---------- THE RECORDS ----------

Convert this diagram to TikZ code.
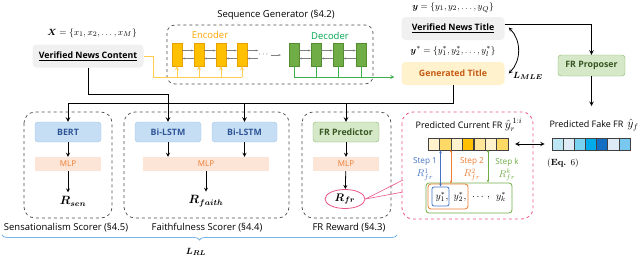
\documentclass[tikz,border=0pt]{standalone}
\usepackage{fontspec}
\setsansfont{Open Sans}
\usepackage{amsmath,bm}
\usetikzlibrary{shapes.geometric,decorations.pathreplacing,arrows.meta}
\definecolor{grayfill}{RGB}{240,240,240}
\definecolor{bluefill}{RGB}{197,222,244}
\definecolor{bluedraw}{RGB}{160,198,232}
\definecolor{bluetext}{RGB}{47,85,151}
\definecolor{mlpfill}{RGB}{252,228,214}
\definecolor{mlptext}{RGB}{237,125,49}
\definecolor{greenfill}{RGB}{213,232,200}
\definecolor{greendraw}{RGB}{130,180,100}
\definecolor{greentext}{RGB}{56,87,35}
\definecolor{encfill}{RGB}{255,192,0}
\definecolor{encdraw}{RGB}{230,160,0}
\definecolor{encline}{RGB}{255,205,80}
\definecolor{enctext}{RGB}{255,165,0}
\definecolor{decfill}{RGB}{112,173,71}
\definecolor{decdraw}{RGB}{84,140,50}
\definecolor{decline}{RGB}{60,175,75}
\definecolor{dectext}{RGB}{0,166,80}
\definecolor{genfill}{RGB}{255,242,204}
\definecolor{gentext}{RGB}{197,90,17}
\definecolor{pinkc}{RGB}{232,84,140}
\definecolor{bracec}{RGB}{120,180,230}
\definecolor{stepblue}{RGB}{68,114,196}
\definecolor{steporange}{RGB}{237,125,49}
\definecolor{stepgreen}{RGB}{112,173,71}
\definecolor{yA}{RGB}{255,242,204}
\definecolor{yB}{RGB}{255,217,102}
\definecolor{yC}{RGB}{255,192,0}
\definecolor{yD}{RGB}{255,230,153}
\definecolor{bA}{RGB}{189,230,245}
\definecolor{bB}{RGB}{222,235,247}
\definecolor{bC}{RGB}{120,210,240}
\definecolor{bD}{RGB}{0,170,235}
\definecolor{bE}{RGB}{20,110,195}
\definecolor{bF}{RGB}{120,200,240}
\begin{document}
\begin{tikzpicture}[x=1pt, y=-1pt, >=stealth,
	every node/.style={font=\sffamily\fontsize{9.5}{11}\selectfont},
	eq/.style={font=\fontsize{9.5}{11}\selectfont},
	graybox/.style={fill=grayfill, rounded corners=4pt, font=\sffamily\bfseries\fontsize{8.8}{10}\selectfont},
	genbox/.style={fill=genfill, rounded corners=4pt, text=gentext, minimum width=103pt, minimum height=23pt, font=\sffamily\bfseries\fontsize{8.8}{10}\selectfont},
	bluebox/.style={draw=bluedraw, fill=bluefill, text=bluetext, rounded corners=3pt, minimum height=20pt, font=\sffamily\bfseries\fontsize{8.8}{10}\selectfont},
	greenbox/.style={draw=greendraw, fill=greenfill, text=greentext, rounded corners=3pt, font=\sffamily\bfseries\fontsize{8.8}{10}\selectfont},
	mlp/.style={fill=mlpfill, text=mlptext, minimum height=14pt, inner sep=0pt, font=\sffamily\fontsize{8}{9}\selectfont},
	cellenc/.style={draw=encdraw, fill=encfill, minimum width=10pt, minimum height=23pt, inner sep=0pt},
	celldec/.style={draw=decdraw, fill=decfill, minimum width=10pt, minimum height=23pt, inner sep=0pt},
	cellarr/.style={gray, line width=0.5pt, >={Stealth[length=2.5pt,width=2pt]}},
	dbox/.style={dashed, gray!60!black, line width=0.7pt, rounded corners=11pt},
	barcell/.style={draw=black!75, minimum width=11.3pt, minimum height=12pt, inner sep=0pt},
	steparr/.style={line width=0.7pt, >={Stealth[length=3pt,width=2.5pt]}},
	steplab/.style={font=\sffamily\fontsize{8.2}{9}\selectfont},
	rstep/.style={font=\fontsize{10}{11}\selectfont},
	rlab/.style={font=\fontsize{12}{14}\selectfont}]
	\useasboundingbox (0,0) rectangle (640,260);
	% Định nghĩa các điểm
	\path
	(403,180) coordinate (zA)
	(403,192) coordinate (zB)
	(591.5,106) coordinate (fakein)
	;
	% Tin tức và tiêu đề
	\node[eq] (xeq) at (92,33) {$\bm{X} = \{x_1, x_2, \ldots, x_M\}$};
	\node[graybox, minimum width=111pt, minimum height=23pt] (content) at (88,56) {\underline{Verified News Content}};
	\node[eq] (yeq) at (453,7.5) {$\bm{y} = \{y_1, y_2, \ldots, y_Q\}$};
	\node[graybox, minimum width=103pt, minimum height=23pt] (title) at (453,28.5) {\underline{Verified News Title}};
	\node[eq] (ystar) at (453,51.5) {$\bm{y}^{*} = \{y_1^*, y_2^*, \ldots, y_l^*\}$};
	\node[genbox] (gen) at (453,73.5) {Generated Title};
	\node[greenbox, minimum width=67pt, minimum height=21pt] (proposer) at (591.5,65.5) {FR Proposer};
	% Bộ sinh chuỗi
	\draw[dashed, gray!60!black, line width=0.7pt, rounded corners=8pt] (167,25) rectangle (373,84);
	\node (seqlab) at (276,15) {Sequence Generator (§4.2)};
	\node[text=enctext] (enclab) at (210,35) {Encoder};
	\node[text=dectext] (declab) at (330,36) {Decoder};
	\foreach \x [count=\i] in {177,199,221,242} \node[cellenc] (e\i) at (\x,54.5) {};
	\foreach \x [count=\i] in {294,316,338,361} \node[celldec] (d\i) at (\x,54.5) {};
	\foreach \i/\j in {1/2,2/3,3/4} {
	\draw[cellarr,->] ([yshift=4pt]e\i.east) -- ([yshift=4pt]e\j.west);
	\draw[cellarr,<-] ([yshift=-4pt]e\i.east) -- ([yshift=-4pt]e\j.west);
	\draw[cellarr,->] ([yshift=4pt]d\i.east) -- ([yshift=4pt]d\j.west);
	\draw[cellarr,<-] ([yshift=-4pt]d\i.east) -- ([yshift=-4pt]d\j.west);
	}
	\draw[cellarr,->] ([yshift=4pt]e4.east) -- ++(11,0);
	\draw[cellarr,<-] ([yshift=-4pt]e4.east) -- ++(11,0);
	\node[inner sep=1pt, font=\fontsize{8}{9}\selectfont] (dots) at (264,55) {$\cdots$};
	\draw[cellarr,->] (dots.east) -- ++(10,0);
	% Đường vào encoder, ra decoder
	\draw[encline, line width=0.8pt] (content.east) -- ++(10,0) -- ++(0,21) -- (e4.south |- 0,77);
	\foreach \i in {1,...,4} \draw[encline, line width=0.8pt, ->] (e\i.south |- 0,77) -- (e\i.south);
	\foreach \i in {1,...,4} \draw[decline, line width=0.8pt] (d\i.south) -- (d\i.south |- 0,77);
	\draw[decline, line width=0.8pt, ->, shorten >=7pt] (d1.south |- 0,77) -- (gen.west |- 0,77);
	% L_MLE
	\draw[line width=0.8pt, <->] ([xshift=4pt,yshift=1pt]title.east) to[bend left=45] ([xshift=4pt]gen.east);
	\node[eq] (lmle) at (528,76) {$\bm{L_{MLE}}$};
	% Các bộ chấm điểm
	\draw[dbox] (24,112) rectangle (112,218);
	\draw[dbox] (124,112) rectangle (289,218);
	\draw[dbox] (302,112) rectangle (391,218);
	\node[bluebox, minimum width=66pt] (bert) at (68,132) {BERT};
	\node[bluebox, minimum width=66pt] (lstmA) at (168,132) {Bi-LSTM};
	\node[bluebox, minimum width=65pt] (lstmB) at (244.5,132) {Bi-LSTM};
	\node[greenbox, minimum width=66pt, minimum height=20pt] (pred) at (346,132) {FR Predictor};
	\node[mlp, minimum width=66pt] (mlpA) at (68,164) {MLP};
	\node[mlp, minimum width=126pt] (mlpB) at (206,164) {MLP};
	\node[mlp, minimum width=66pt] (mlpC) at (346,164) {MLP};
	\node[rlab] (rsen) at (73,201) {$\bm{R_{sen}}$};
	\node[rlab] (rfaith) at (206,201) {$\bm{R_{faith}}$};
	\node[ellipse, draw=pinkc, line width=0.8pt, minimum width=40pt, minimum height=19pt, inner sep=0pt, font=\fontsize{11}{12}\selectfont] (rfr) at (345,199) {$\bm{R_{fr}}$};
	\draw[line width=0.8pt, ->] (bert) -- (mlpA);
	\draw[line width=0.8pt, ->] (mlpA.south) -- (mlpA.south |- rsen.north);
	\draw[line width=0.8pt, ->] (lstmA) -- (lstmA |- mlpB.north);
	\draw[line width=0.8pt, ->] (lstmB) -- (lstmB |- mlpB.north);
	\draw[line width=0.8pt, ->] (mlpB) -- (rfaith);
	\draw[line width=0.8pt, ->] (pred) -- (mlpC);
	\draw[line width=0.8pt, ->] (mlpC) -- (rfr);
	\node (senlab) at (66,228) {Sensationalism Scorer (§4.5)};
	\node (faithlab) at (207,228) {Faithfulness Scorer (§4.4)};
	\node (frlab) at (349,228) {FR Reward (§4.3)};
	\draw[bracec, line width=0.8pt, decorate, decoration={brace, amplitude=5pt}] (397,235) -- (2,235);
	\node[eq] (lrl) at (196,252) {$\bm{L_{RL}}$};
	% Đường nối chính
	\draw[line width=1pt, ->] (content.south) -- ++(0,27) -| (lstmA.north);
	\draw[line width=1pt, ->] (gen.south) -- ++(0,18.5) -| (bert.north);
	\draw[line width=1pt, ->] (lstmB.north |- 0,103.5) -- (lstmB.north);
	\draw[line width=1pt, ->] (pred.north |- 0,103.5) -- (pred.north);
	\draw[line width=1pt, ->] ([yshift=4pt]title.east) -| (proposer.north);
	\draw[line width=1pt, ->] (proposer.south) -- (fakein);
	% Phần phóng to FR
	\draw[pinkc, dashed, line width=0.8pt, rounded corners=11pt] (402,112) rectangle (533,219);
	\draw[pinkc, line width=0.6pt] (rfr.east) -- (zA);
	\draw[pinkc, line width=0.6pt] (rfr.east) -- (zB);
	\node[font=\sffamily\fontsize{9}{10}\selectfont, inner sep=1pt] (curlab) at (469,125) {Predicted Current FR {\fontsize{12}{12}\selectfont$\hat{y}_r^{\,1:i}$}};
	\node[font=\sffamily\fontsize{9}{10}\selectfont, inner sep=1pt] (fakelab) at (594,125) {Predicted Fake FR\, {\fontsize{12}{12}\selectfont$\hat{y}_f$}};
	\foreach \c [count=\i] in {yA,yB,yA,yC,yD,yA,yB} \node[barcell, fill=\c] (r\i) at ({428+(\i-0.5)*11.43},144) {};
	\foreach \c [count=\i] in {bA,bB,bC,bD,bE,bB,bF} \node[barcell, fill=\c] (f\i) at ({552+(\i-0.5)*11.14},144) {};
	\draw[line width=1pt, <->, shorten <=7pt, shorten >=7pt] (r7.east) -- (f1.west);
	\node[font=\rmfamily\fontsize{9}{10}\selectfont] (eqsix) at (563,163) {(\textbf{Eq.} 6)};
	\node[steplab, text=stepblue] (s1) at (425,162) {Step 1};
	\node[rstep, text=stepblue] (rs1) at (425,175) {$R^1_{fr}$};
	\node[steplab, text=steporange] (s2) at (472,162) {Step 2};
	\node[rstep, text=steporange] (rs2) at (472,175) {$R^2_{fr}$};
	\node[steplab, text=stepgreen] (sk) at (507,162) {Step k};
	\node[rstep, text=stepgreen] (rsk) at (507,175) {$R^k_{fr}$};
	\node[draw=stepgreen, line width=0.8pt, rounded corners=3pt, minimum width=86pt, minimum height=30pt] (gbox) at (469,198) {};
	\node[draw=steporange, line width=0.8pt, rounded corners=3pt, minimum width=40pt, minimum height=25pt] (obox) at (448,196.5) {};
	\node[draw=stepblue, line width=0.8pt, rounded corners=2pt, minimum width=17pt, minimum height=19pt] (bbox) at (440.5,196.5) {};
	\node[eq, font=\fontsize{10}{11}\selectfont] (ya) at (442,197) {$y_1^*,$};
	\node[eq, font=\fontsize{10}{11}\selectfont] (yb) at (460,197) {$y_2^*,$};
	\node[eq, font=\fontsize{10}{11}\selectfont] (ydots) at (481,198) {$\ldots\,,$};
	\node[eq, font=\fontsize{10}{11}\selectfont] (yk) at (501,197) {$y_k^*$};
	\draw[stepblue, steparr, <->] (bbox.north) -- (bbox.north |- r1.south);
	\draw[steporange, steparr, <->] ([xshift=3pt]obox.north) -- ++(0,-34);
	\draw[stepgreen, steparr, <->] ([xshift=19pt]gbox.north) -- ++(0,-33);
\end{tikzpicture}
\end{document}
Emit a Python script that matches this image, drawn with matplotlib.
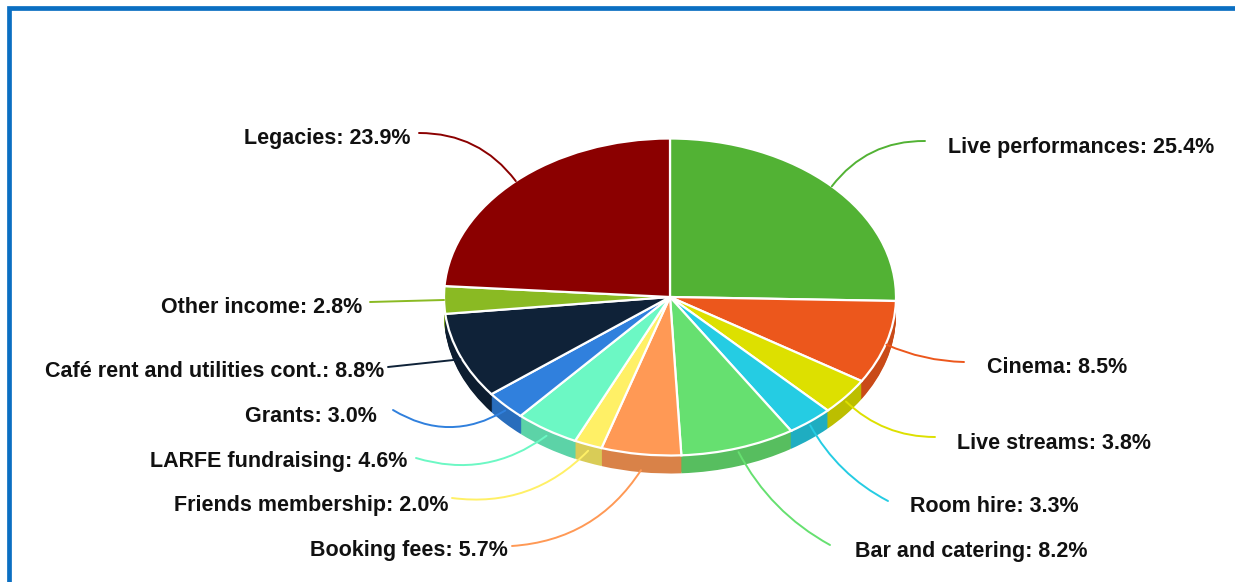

----------

▶ WHAT YOU ARE ASKED TO DO
Note every line above where the string "this" shows up, and copy those lines.

▶ OUTPUT OF THE EXERCISE
Convert this diagram to TikZ code.
Emit a Python script that matches this image, drawn with matplotlib.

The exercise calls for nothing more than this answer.